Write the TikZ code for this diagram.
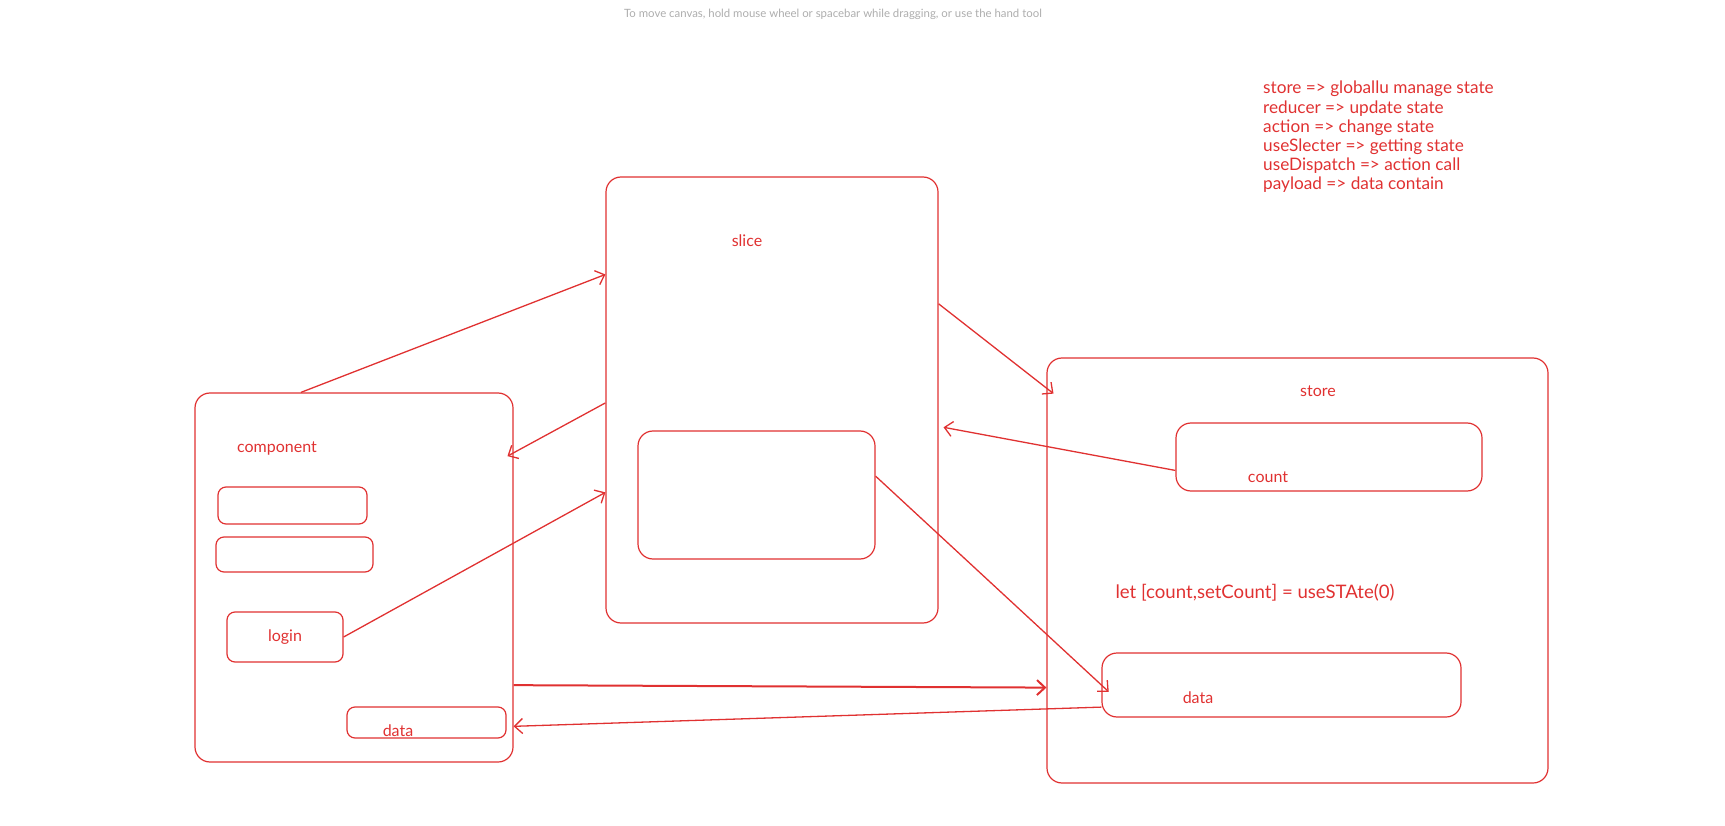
\documentclass[tikz,border=0pt]{standalone}
\usepackage{fontspec}
\setmainfont{Lato}
\usetikzlibrary{arrows.meta}
\definecolor{sketchred}{HTML}{E03131}
\definecolor{hintgray}{HTML}{ADADAD}
\tikzstyle{box} = [rectangle, rounded corners=15pt, inner sep=0pt, draw=sketchred, line width=1.2pt]
\tikzstyle{smallbox} = [rectangle, rounded corners=8pt, inner sep=0pt, draw=sketchred, line width=1.2pt]
\tikzstyle{sketchtext} = [inner sep=0pt, text=sketchred, font=\fontsize{16}{19.2}\selectfont]
\tikzstyle{hint} = [inner sep=0pt, text=hintgray, font=\fontsize{11.4}{13}\selectfont]
\tikzstyle{arrow} = [draw=sketchred, line width=1.3pt, -{Straight Barb[length=8pt,width=15pt]}]

\begin{document}
\begin{tikzpicture}[x=1pt, y=-1pt]
    \useasboundingbox (0,0) rectangle (1725,826);
    \node (Hint) [hint] at (833,14) {To move canvas, hold mouse wheel or spacebar while dragging, or use the hand tool};
    \node (Notes) [sketchtext, font=\fontsize{17.2}{19.2}\selectfont, align=left, anchor=west] at (1263,137) {store => globallu manage state\\reducer => update state\\action => change state\\useSlecter => getting state\\useDispatch => action call\\payload => data contain};

    % component side
    \node (Comp) [box, minimum width=318pt, minimum height=369pt] at (354,577.5) {};
    \node (CompLabel) [sketchtext] at (277,449) {component};
    \node (CompInputA) [smallbox, minimum width=149pt, minimum height=37pt] at (292.5,505.5) {};
    \node (CompInputB) [smallbox, minimum width=157pt, minimum height=35pt] at (294.5,554.5) {};
    \node (CompLogin) [smallbox, minimum width=116pt, minimum height=50pt] at (285,637) {};
    \node (CompLoginLabel) [sketchtext] at (285,637) {login};
    \node (CompData) [smallbox, minimum width=159pt, minimum height=31pt] at (426.5,722.5) {};
    \node (CompDataLabel) [sketchtext] at (398,731) {data};

    % slice
    \node (Slice) [box, minimum width=332pt, minimum height=446pt] at (772,400) {};
    \node (SliceLabel) [sketchtext] at (747,241) {slice};
    \node (SliceInner) [box, minimum width=237pt, minimum height=128pt] at (756.5,495) {};

    % store
    \node (Store) [box, minimum width=501pt, minimum height=425pt] at (1297.5,570.5) {};
    \node (StoreLabel) [sketchtext] at (1318,391) {store};
    \node (StoreCount) [box, minimum width=306pt, minimum height=68pt] at (1329,457) {};
    \node (StoreCountLabel) [sketchtext] at (1268,477) {count};
    \node (StoreCode) [sketchtext, font=\fontsize{18.6}{22}\selectfont] at (1255,593) {let [count,setCount] = useSTAte(0)};
    \node (StoreData) [box, minimum width=359pt, minimum height=64pt] at (1281.5,685) {};
    \node (StoreDataLabel) [sketchtext] at (1198,698) {data};

    \draw [arrow] (Comp.106) -- (Slice.143.5);
    \draw [arrow, shorten >=-7pt] (Slice.181) -- (Comp.38.9);
    \draw [arrow] (CompLogin.east) -- (Slice.209);
    \draw [arrow, shorten >=-9pt] (Slice.30.6) -- (Store.144.3);
    \draw [arrow, shorten >=5pt] (StoreCount.185) -- (Slice.-9.6);
    \draw [arrow, shorten >=-10pt] (SliceInner.9) -- (StoreData.west);
    \draw [arrow, line width=2pt] (Comp.-34.6) -- (Store.205.3);
    \draw [arrow] (StoreData.187.3) -- (Comp.-43);
\end{tikzpicture}
\end{document}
══════════════════════════════
Leave the images out, please, and restate each line word for word.

ANSWER -
Write the TikZ code for this diagram.
\documentclass[tikz,border=0pt]{standalone}
\usepackage{fontspec}
\setmainfont{Lato}
\usetikzlibrary{arrows.meta}
\definecolor{sketchred}{HTML}{E03131}
\definecolor{hintgray}{HTML}{ADADAD}
\tikzstyle{box} = [rectangle, rounded corners=15pt, inner sep=0pt, draw=sketchred, line width=1.2pt]
\tikzstyle{smallbox} = [rectangle, rounded corners=8pt, inner sep=0pt, draw=sketchred, line width=1.2pt]
\tikzstyle{sketchtext} = [inner sep=0pt, text=sketchred, font=\fontsize{16}{19.2}\selectfont]
\tikzstyle{hint} = [inner sep=0pt, text=hintgray, font=\fontsize{11.4}{13}\selectfont]
\tikzstyle{arrow} = [draw=sketchred, line width=1.3pt, -{Straight Barb[length=8pt,width=15pt]}]

\begin{document}
\begin{tikzpicture}[x=1pt, y=-1pt]
    \useasboundingbox (0,0) rectangle (1725,826);
    \node (Hint) [hint] at (833,14) {To move canvas, hold mouse wheel or spacebar while dragging, or use the hand tool};
    \node (Notes) [sketchtext, font=\fontsize{17.2}{19.2}\selectfont, align=left, anchor=west] at (1263,137) {store => globallu manage state\\reducer => update state\\action => change state\\useSlecter => getting state\\useDispatch => action call\\payload => data contain};

    % component side
    \node (Comp) [box, minimum width=318pt, minimum height=369pt] at (354,577.5) {};
    \node (CompLabel) [sketchtext] at (277,449) {component};
    \node (CompInputA) [smallbox, minimum width=149pt, minimum height=37pt] at (292.5,505.5) {};
    \node (CompInputB) [smallbox, minimum width=157pt, minimum height=35pt] at (294.5,554.5) {};
    \node (CompLogin) [smallbox, minimum width=116pt, minimum height=50pt] at (285,637) {};
    \node (CompLoginLabel) [sketchtext] at (285,637) {login};
    \node (CompData) [smallbox, minimum width=159pt, minimum height=31pt] at (426.5,722.5) {};
    \node (CompDataLabel) [sketchtext] at (398,731) {data};

    % slice
    \node (Slice) [box, minimum width=332pt, minimum height=446pt] at (772,400) {};
    \node (SliceLabel) [sketchtext] at (747,241) {slice};
    \node (SliceInner) [box, minimum width=237pt, minimum height=128pt] at (756.5,495) {};

    % store
    \node (Store) [box, minimum width=501pt, minimum height=425pt] at (1297.5,570.5) {};
    \node (StoreLabel) [sketchtext] at (1318,391) {store};
    \node (StoreCount) [box, minimum width=306pt, minimum height=68pt] at (1329,457) {};
    \node (StoreCountLabel) [sketchtext] at (1268,477) {count};
    \node (StoreCode) [sketchtext, font=\fontsize{18.6}{22}\selectfont] at (1255,593) {let [count,setCount] = useSTAte(0)};
    \node (StoreData) [box, minimum width=359pt, minimum height=64pt] at (1281.5,685) {};
    \node (StoreDataLabel) [sketchtext] at (1198,698) {data};

    \draw [arrow] (Comp.106) -- (Slice.143.5);
    \draw [arrow, shorten >=-7pt] (Slice.181) -- (Comp.38.9);
    \draw [arrow] (CompLogin.east) -- (Slice.209);
    \draw [arrow, shorten >=-9pt] (Slice.30.6) -- (Store.144.3);
    \draw [arrow, shorten >=5pt] (StoreCount.185) -- (Slice.-9.6);
    \draw [arrow, shorten >=-10pt] (SliceInner.9) -- (StoreData.west);
    \draw [arrow, line width=2pt] (Comp.-34.6) -- (Store.205.3);
    \draw [arrow] (StoreData.187.3) -- (Comp.-43);
\end{tikzpicture}
\end{document}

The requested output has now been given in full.